From the Sarasota Herald-Tribune

ORLANDO, Fla. — The University of Central Florida extended football coach George O’Leary’s contract through 2015 Thursday, perhaps sewing up the 59-year-old until retirement.

In two years, O’Leary has helped transform UCF from one of the country’s worst NCAA Division I-A programs to one of its most promising. The Golden Knights carried the nation’s longest losing streak into last season, but ended up playing in the school’s first conference championship and bowl games on the way to an 8-5 record.

The deal delivers $1 million in the first year, with gradual increases to $1.55 million in 2015 and $500,000 in possible incentives each season. It also includes a buyout capped at $5 million, or $1 million for each remaining year on the contract, if O’Leary or UCF breaks it.

“Believe me, we have a lot of work to do. Every dollar will be surely worked,” O’Leary said.

O’Leary returned to college football at UCF in December 2003 after two years as defensive coordinator for the Minnesota Vikings. He made national headlines in 2001 after resigning the head coaching job at Notre Dame when it was discovered parts of his resume, compiled long ago, had been falsified.

O’Leary was head coach at Georgia Tech from 1994 to 2001, amassing a 52-33 record and earning 2000’s national coach of the year award. He was nominated for the award again after UCF’s finish last season.

Will the next headline be- University President arrested for kidnapping.

Good for O’Leary.
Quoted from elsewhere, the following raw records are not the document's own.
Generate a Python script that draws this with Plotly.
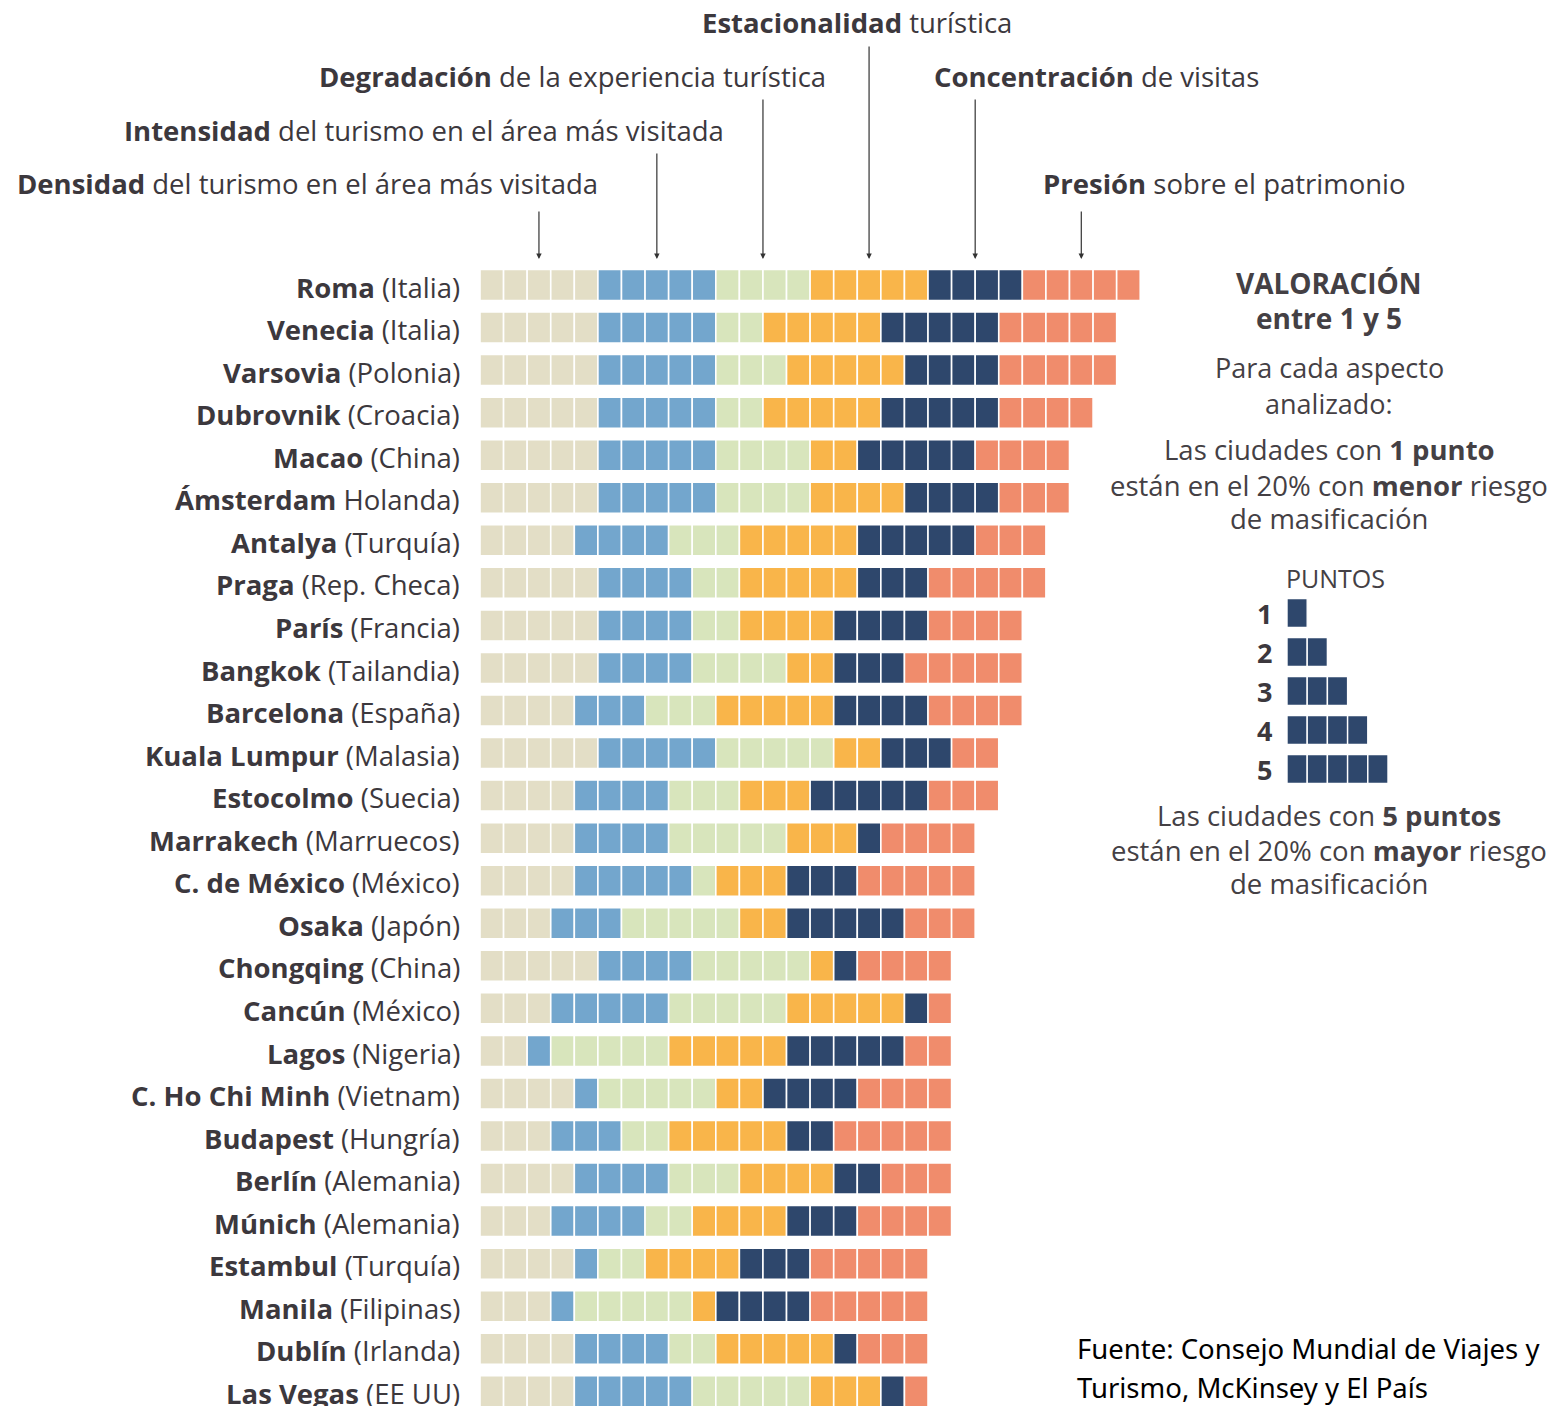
import plotly.graph_objects as go

W, H = 1562, 1406

cities = ["Roma", "Venecia", "Varsovia", "Dubrovnik", "Macao", "Ámsterdam", "Antalya",
          "Praga", "París", "Bangkok", "Barcelona", "Kuala Lumpur", "Estocolmo", "Marrakech",
          "C. de México", "Osaka", "Chongqing", "Cancún", "Lagos", "C. Ho Chi Minh",
          "Budapest", "Berlín", "Múnich", "Estambul", "Manila", "Dublín", "Las Vegas"]
countries = ["(Italia)", "(Italia)", "(Polonia)", "(Croacia)", "(China)", "Holanda)", "(Turquía)",
             "(Rep. Checa)", "(Francia)", "(Tailandia)", "(España)", "(Malasia)", "(Suecia)",
             "(Marruecos)", "(México)", "(Japón)", "(China)", "(México)", "(Nigeria)", "(Vietnam)",
             "(Hungría)", "(Alemania)", "(Alemania)", "(Turquía)", "(Filipinas)", "(Irlanda)", "(EE UU)"]

densidad       = [5, 5, 5, 5, 5, 5, 4, 5, 5, 5, 4, 5, 4, 4, 4, 3, 5, 3, 2, 4, 3, 4, 3, 4, 3, 4, 4]
intensidad     = [5, 5, 5, 5, 5, 5, 4, 4, 4, 4, 3, 5, 4, 4, 5, 3, 4, 5, 1, 1, 3, 4, 4, 1, 1, 4, 5]
degradacion    = [4, 2, 3, 2, 4, 4, 3, 2, 2, 4, 3, 5, 3, 5, 1, 5, 5, 5, 5, 5, 2, 3, 2, 2, 5, 2, 5]
estacionalidad = [5, 5, 5, 5, 2, 4, 5, 5, 4, 2, 5, 2, 3, 3, 3, 2, 1, 5, 5, 2, 5, 4, 4, 4, 1, 5, 3]
concentracion  = [4, 5, 4, 5, 5, 4, 5, 3, 4, 3, 4, 3, 5, 1, 3, 5, 1, 1, 5, 4, 2, 2, 3, 3, 4, 1, 1]
presion        = [5, 5, 5, 4, 4, 3, 3, 5, 4, 5, 4, 2, 3, 4, 5, 3, 4, 1, 2, 4, 5, 3, 4, 5, 5, 3, 1]

aspect_bold = ["Densidad", "Intensidad", "Degradación", "Estacionalidad", "Concentración", "Presión"]
aspect_rest = ["del turismo en el área más visitada", "del turismo en el área más visitada",
               "de la experiencia turística", "turística", "de visitas", "sobre el patrimonio"]

legend_points = [1, 2, 3, 4, 5]

series = [densidad, intensidad, degradacion, estacionalidad, concentracion, presion]
colors = ["#e3dec6", "#73a6cd", "#d8e5bc", "#f9b54a", "#2e476c", "#f08c6c"]

# ---- layout geometry (pixels) ----
X0, UX = 480, 23.58          # bar start, unit width
Y0, DY = 285, 42.55          # first row centre, row pitch
LX0, LUX = 1287, 20.2        # legend squares
LY0, LDY = 613, 39

TXT = "#3c383d"
FONT = "Open Sans"

fig = go.Figure()

offsets = [0] * len(cities)
for s, col in zip(series, colors):
    ys, bases = [], []
    for i, v in enumerate(s):
        for k in range(v):
            ys.append(i)
            bases.append(offsets[i] + k)
        offsets[i] += v
    fig.add_trace(go.Bar(
        orientation="h", y=ys, x=[1] * len(ys), base=bases, width=0.73,
        marker=dict(color=col, line=dict(color="white", width=1.6)),
        hoverinfo="skip", xaxis="x", yaxis="y"))

# legend squares
ly, lb = [], []
for v in legend_points:
    for k in range(v):
        ly.append(v)
        lb.append(k)
fig.add_trace(go.Bar(
    orientation="h", y=ly, x=[1] * len(ly), base=lb, width=0.74,
    marker=dict(color=colors[4], line=dict(color="white", width=1.4)),
    hoverinfo="skip", xaxis="x2", yaxis="y2"))

ann = []
def px(x): return x / W
def py(y): return 1 - y / H

# city labels
for i, (c, p) in enumerate(zip(cities, countries)):
    ann.append(dict(xref="paper", yref="y", x=px(462), y=i + 0.05, xanchor="right", yanchor="middle",
                    text=f"<b>{c}</b> {p}", showarrow=False,
                    font=dict(family=FONT, size=27.5, color=TXT)))

# header labels
head_pos = [(15, 184), (122, 130), (317, 77), (700, 22), (932, 77), (1041, 184)]
arrow_top = [210, 152, 98, 45, 98, 210]
cum = 0
for j, s in enumerate(series):
    v0 = s[0]
    centre = cum + v0 / 2
    cum += v0
    hx, hy = head_pos[j]
    ann.append(dict(xref="paper", yref="paper", x=px(hx), y=py(hy), xanchor="left", yanchor="middle",
                    text=f"<b>{aspect_bold[j]}</b> {aspect_rest[j]}", showarrow=False,
                    font=dict(family=FONT, size=27.5, color=TXT)))
    ann.append(dict(xref="x", yref="paper", x=centre, y=py(259), text="", showarrow=True,
                    ax=0, ay=-(259 - arrow_top[j]), axref="pixel", ayref="pixel",
                    arrowhead=2, arrowsize=0.9, arrowwidth=1.2, arrowcolor="#333333"))

# legend text
LC = 1329
leg_lines = [("<b>VALORACIÓN</b>", 283, 28), ("<b>entre 1 y 5</b>", 318, 28),
             ("Para cada aspecto", 368, 27), ("analizado:", 403, 27),
             ("Las ciudades con <b>1 punto</b>", 450, 27.5),
             ("están en el 20% con <b>menor</b> riesgo", 485, 27.5),
             ("de masificación", 518, 27.5),
             ("Las ciudades con <b>5 puntos</b>", 815, 27.5),
             ("están en el 20% con <b>mayor</b> riesgo", 850, 27.5),
             ("de masificación", 883, 27.5)]
for t, y, sz in leg_lines:
    ann.append(dict(xref="paper", yref="paper", x=px(LC), y=py(y), xanchor="center", yanchor="middle",
                    text=t, showarrow=False, font=dict(family=FONT, size=sz, color="#444044")))
ann.append(dict(xref="paper", yref="paper", x=px(1335), y=py(578), xanchor="center", yanchor="middle",
                text="PUNTOS", showarrow=False, font=dict(family=FONT, size=25, color="#444044")))
for v in legend_points:
    ann.append(dict(xref="paper", yref="y2", x=px(1274), y=v, xanchor="right", yanchor="middle",
                    text=f"<b>{v}</b>", showarrow=False, font=dict(family=FONT, size=27, color=TXT)))

# source
for t, y in [("Fuente: Consejo Mundial de Viajes y", 1348), ("Turismo, McKinsey y El País", 1387)]:
    ann.append(dict(xref="paper", yref="paper", x=px(1075), y=py(y), xanchor="left", yanchor="middle",
                    text=t, showarrow=False, font=dict(family="Noto Sans", size=27.5, color="#000000")))

fig.update_layout(
    width=W, height=H, margin=dict(l=0, r=0, t=0, b=0),
    paper_bgcolor="white", plot_bgcolor="rgba(0,0,0,0)",
    barmode="overlay", showlegend=False, annotations=ann,
    xaxis=dict(domain=[0, 1], range=[-X0 / UX, (W - X0) / UX], visible=False, fixedrange=True),
    yaxis=dict(domain=[0, 1], range=[(H - Y0) / DY, -Y0 / DY], visible=False, fixedrange=True),
    xaxis2=dict(domain=[0, 1], range=[-LX0 / LUX, (W - LX0) / LUX], visible=False,
                anchor="y2", fixedrange=True),
    yaxis2=dict(domain=[0, 1], range=[1 + (H - LY0) / LDY, 1 - LY0 / LDY], visible=False,
                anchor="x2", fixedrange=True),
)

fig.write_html("out.html", config={"displayModeBar": False},
               post_script="document.body.style.margin='0px';"
                           "document.body.style.overflow='hidden';")
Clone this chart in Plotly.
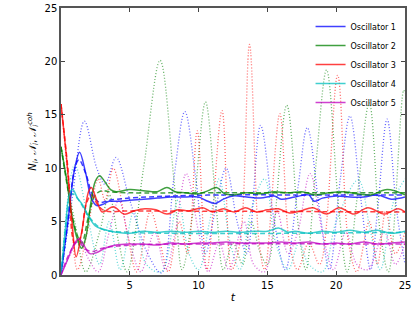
import plotly.graph_objects as go

names = ["Oscillator 1", "Oscillator 2", "Oscillator 3", "Oscillator 4", "Oscillator 5"]
colors = ["rgba(0,0,255,0.75)", "rgba(0,128,0,0.75)", "rgba(255,0,0,0.75)",
          "rgba(0,191,191,0.75)", "rgba(191,0,191,0.75)"]
dot_colors = ["rgba(0,0,255,0.6)", "rgba(0,128,0,0.6)", "rgba(255,0,0,0.6)",
              "rgba(0,191,191,0.6)", "rgba(191,0,191,0.6)"]

# ---- N_i (solid) ----
n1_t = [0, 0.5, 1.0, 1.35, 1.8, 2.2, 2.6, 3.0, 3.5, 4.0, 5, 6, 7, 8, 9, 10, 10.5, 11.2, 11.8, 12.5, 13.5, 14.5, 15.5, 16, 17, 18, 18.4, 19, 20, 21, 22, 23, 24, 25]
n1_v = [0, 5.0, 10.0, 11.5, 9.5, 7.2, 6.5, 6.6, 6.9, 6.9, 7.0, 7.1, 7.2, 7.3, 7.3, 7.3, 7.0, 6.7, 7.1, 7.4, 7.3, 7.2, 7.4, 7.1, 7.3, 7.5, 6.9, 7.2, 7.4, 7.3, 7.3, 7.5, 7.1, 7.3]
n2_t = [0, 0.4, 0.8, 1.2, 1.5, 1.8, 2.2, 2.5, 2.8, 3.2, 3.6, 4.0, 5, 6, 7, 7.7, 8.3, 9, 10, 10.7, 11.3, 11.9, 12.5, 13.5, 14.5, 15.5, 16.5, 17.5, 18.5, 19.5, 20.5, 21.5, 22.5, 23.7, 25]
n2_v = [12, 9.0, 5.5, 3.3, 2.5, 3.5, 7.0, 8.8, 9.3, 8.7, 8.0, 7.8, 8.0, 7.9, 7.8, 8.2, 7.8, 7.7, 7.6, 7.9, 8.2, 7.6, 7.5, 7.7, 7.6, 7.8, 7.7, 7.8, 7.5, 7.7, 7.8, 7.6, 7.5, 8.0, 7.5]
n3_t = [0, 0.4, 0.8, 1.1, 1.5, 2.0, 2.2, 2.6, 3.0, 3.8, 4.6, 5.3, 6.1, 6.9, 7.7, 8.5, 9.3, 10.3, 11.0, 11.8, 12.6, 13.4, 14.2, 15.0, 15.8, 16.6, 17.4, 18.3, 19.3, 20.2, 21.3, 22.3, 23.5, 24.5, 25]
n3_v = [16, 11.0, 5.0, 1.7, 4.0, 7.8, 8.2, 7.0, 5.9, 6.4, 5.7, 6.0, 6.2, 6.1, 5.7, 6.1, 6.0, 6.3, 5.9, 6.2, 5.9, 6.3, 5.9, 6.1, 6.2, 5.8, 6.0, 6.3, 5.7, 6.3, 5.7, 6.3, 5.7, 6.2, 5.9]
n4_t = [0, 0.3, 0.6, 0.85, 1.2, 1.6, 2.0, 2.5, 3.0, 4, 5, 6, 7, 8, 9, 10, 11, 12, 13, 14, 15, 15.8, 16.5, 17, 18, 19, 20, 21, 22, 23, 24, 25]
n4_v = [0, 4.0, 7.5, 8.0, 7.2, 6.5, 5.5, 4.6, 4.3, 4.0, 3.9, 4.1, 4.0, 4.1, 4.0, 4.1, 4.0, 4.1, 4.0, 4.1, 4.1, 4.4, 4.0, 4.1, 3.9, 4.1, 4.0, 4.2, 4.0, 4.2, 3.9, 4.1]
n5_t = [0, 0.5, 1.0, 1.3, 1.7, 2.1, 2.6, 3.2, 4, 5, 6, 7, 8, 9, 10, 11, 12, 13, 14, 15, 16, 17, 18, 19, 20, 21, 22, 23, 24, 25]
n5_v = [0, 1.5, 3.0, 3.4, 2.7, 2.0, 2.1, 2.5, 2.8, 2.9, 2.9, 2.8, 3.0, 2.9, 3.0, 3.0, 3.1, 3.0, 3.0, 3.0, 3.1, 3.0, 3.1, 2.9, 3.0, 2.9, 3.1, 2.9, 3.0, 3.1]

# ---- approximate (dashed) ----
a1_t = [0, 0.5, 1.0, 1.3, 1.8, 2.3, 2.8, 3.5, 5, 8, 12, 16, 20, 25]
a1_v = [0, 5.0, 10.0, 10.8, 9.5, 7.5, 6.8, 7.0, 7.2, 7.4, 7.5, 7.5, 7.5, 7.5]
a2_t = [0, 0.5, 1.0, 1.5, 2.0, 2.5, 3.0, 3.5, 5, 10, 25]
a2_v = [12, 8.0, 4.5, 3.0, 5.5, 7.5, 7.9, 7.8, 7.7, 7.7, 7.7]
a3_t = [0, 0.5, 1.0, 1.4, 1.8, 2.2, 2.7, 3.2, 5, 25]
a3_v = [16, 10.0, 3.0, 3.5, 6.5, 7.5, 6.5, 6.0, 6.0, 5.9]
a4_t = [0, 0.4, 0.8, 1.3, 2.0, 3.0, 5, 25]
a4_v = [0, 5.0, 7.6, 7.0, 5.5, 4.3, 4.0, 4.0]
a5_t = [0, 0.6, 1.2, 1.8, 2.3, 3.0, 5, 10, 25]
a5_v = [0, 2.0, 3.1, 2.4, 2.2, 2.5, 2.8, 2.9, 2.9]

# ---- coherent (dotted) ----
c1_t = [0, 0.8, 1.7, 2.6, 3.2, 4.0, 5.0, 6.3, 7.3, 8.2, 9.0, 9.8, 10.5, 11.2, 12.0, 12.8, 13.5, 14.5, 15.5, 16.3, 17.2, 17.9, 18.8, 19.5, 20.3, 21.0, 21.8, 22.5, 23.0, 23.7, 24.4, 25]
c1_v = [0, 7.0, 14.4, 10.0, 8.5, 11.0, 7.0, 2.0, 0.2, 9.0, 15.3, 9.0, 2.0, 6.0, 10.0, 5.0, 2.0, 14.0, 5.0, 0.5, 8.0, 13.8, 6.0, 0.5, 9.0, 14.9, 7.0, 0.5, 6.0, 14.6, 6.0, 1.0]
c2_t = [0, 1.0, 1.8, 2.8, 3.5, 4.2, 4.8, 6.0, 7.2, 8.2, 8.8, 9.6, 10.5, 11.3, 11.8, 12.5, 13.2, 13.8, 14.5, 15.0, 16.4, 17.3, 17.8, 18.5, 19.3, 20.2, 20.8, 21.5, 22.4, 23.2, 23.8, 24.9, 25]
c2_v = [12, 5.0, 0.3, 4.0, 7.5, 3.0, 0.3, 10.0, 20.1, 9.0, 0.5, 6.0, 16.2, 6.0, 0.5, 3.0, 1.0, 5.0, 2.0, 1.0, 15.9, 4.0, 0.5, 10.0, 19.2, 6.0, 0.3, 7.0, 16.1, 4.0, 0.3, 17.3, 17.0]
c3_t = [0, 0.6, 1.2, 1.9, 2.7, 3.2, 3.8, 4.8, 5.5, 6.5, 7.2, 7.8, 8.6, 9.2, 9.9, 10.6, 11.7, 12.4, 13.0, 13.7, 14.4, 14.8, 15.9, 16.6, 17.2, 18.0, 18.8, 20.1, 20.9, 21.5, 22.4, 23.0, 23.6, 24.3, 25]
c3_v = [16, 8.0, 0.5, 4.0, 9.0, 7.0, 10.0, 4.0, 0.3, 6.0, 3.0, 0.3, 5.0, 2.0, 13.5, 0.5, 15.4, 0.5, 3.0, 21.6, 3.0, 0.5, 15.1, 3.0, 0.5, 3.0, 1.0, 18.7, 3.0, 0.3, 5.0, 1.0, 6.0, 2.0, 4.0]
c4_t = [0, 1.0, 2.0, 2.8, 3.5, 4.3, 5.3, 6.2, 7.3, 8.5, 9.3, 10.0, 10.8, 11.5, 12.3, 13.0, 13.8, 14.8, 15.6, 16.5, 17.3, 18.0, 19.0, 20.0, 21.6, 22.5, 23.2, 24.2, 25]
c4_v = [0, 10.3, 5.0, 1.0, 5.0, 0.5, 6.0, 1.0, 0.3, 7.0, 2.0, 0.5, 5.0, 9.0, 3.0, 0.5, 6.0, 9.0, 3.0, 0.5, 3.0, 1.0, 0.3, 5.0, 8.9, 4.0, 0.5, 7.0, 9.0]
c5_t = [0, 0.7, 1.3, 2.0, 2.7, 3.5, 4.2, 5.0, 5.8, 6.8, 7.6, 8.3, 9.1, 10.0, 10.7, 11.5, 12.2, 13.3, 14.0, 14.8, 15.7, 16.5, 17.2, 18.1, 19.0, 19.8, 20.7, 21.5, 22.3, 23.5, 24.3, 25]
c5_v = [0, 2.0, 3.3, 1.5, 0.3, 4.0, 7.0, 3.0, 0.3, 4.0, 0.5, 4.0, 9.5, 4.0, 0.3, 3.0, 0.5, 5.0, 1.0, 0.3, 6.0, 2.0, 4.0, 9.5, 4.0, 0.5, 4.0, 1.0, 0.5, 4.0, 1.0, 3.0]

solid = [(n1_t, n1_v), (n2_t, n2_v), (n3_t, n3_v), (n4_t, n4_v), (n5_t, n5_v)]
dashed = [(a1_t, a1_v), (a2_t, a2_v), (a3_t, a3_v), (a4_t, a4_v), (a5_t, a5_v)]
dotted = [(c1_t, c1_v), (c2_t, c2_v), (c3_t, c3_v), (c4_t, c4_v), (c5_t, c5_v)]

x_ticks = [5, 10, 15, 20, 25]
y_ticks = [0, 5, 10, 15, 20, 25]

fig = go.Figure()
for i in range(5):
    t, v = dotted[i]
    fig.add_trace(go.Scatter(x=t, y=v, mode="lines", showlegend=False,
                             line=dict(color=dot_colors[i], width=1.3, dash="1px,2px", shape="spline", smoothing=1.0)))
for i in range(5):
    t, v = dashed[i]
    fig.add_trace(go.Scatter(x=t, y=v, mode="lines", showlegend=False,
                             line=dict(color=colors[i], width=1.5, dash="5px,3px", shape="spline", smoothing=1.0)))
for i in range(5):
    t, v = solid[i]
    fig.add_trace(go.Scatter(x=t, y=v, mode="lines", name=names[i],
                             line=dict(color=colors[i], width=1.5, shape="spline", smoothing=1.0)))

fig.update_layout(
    width=415, height=314,
    margin=dict(l=61, r=10, t=8, b=39, autoexpand=False),
    paper_bgcolor="white", plot_bgcolor="white",
    font=dict(family="DejaVu Sans", size=10, color="black"),
    showlegend=True,
    legend=dict(x=0.99, y=0.985, xanchor="right", yanchor="top",
                bgcolor="rgba(0,0,0,0)", borderwidth=0,
                font=dict(size=8), tracegroupgap=0, itemwidth=30),
    xaxis=dict(range=[0, 25], tickvals=x_ticks, ticks="inside", ticklen=4,
               showgrid=False, zeroline=False, showline=True, linecolor="#555", linewidth=1.5,
               mirror="ticks", tickfont=dict(size=10), automargin=False,
               title=dict(text="<i>t</i>", font=dict(size=11), standoff=4)),
    yaxis=dict(range=[0, 25], tickvals=y_ticks, ticks="inside", ticklen=4,
               showgrid=False, zeroline=False, showline=True, linecolor="#555", linewidth=1.5,
               mirror="ticks", tickfont=dict(size=10), automargin=False,
               title=dict(text="<i>N<sub>i</sub></i>, <i>𝒩<sub>i</sub></i>, <i>𝒩<sub>i</sub><sup>coh</sup></i>",
                          font=dict(size=10), standoff=6)),
)

fig.write_html("out.html", config={"displayModeBar": False},
               post_script="document.body.style.margin='0';")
He has redeemed himself from the Notre Dame/resume debacle. UCF had a short lived nobody college program and he’s brought them to two straight bowl games. That’s quite a turnaround.

I’ll say this- O’Leary will never finish this contract. UCF is deluding itself. The buyout clause is expensive, but these can be overcome. If O’Leary continues to be sucessful, other programs will get interested. O’Leary’s transgressions are minor in the world of college sports. Soon they will be all forgiven and a thing of the past.

I give O’Leary and UCF 3 years or less. Five is the worst scenario I see.